The Hubble photograph of NGC 6369, captured with the Wide Field Planetary Camera 2 (WFPC2) in 2002, reveals remarkable details of the ejection process that are not visible from ground-based telescopes because of the blurring produced by the Earth’s atmosphere.
The remnant stellar core in the centre is now sending out a flood of ultraviolet (UV) light into the surrounding gas. The prominent blue-green ring, nearly a light-year in diameter, marks the location where the energetic UV light has stripped electrons off of atoms in the gas. This process is called ionisation.
In the redder gas at larger distances from the star, where the UV light is less intense, the ioniszation process is less advanced. Even farther outside the main body of the nebula, one can see fainter wisps of gas that were lost from the star at the beginning of the ejection process.
This colour image has been produced by combining WFPC2 pictures taken through filters that isolate light emitted by three different chemical elements with different degrees of ionisation.
The doughnut-shaped blue-green ring represents light from ionised oxygen atoms that have lost two electrons (blue) and from hydrogen atoms that have lost their single electrons (green).
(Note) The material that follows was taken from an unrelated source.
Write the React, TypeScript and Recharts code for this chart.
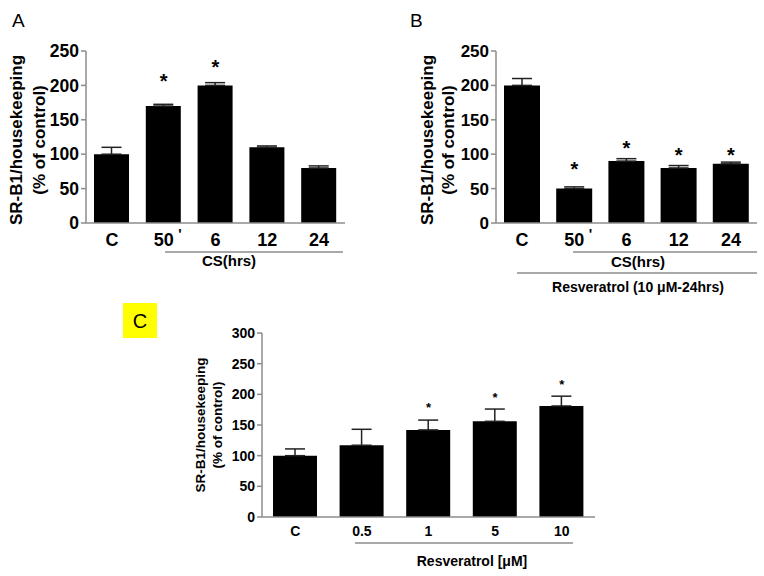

Red marks emission from nitrogen atoms that have lost only one electron. Our own Sun may eject a similar nebula, but not for another 5000 million years.
The gas will expand away from the star at about 15 miles per second, dissipating into interstellar space after some 10 000 years. After that, the remnant stellar member in the centre will gradually cool off for millions of years as a tiny white dwarf star, and eventually wink out.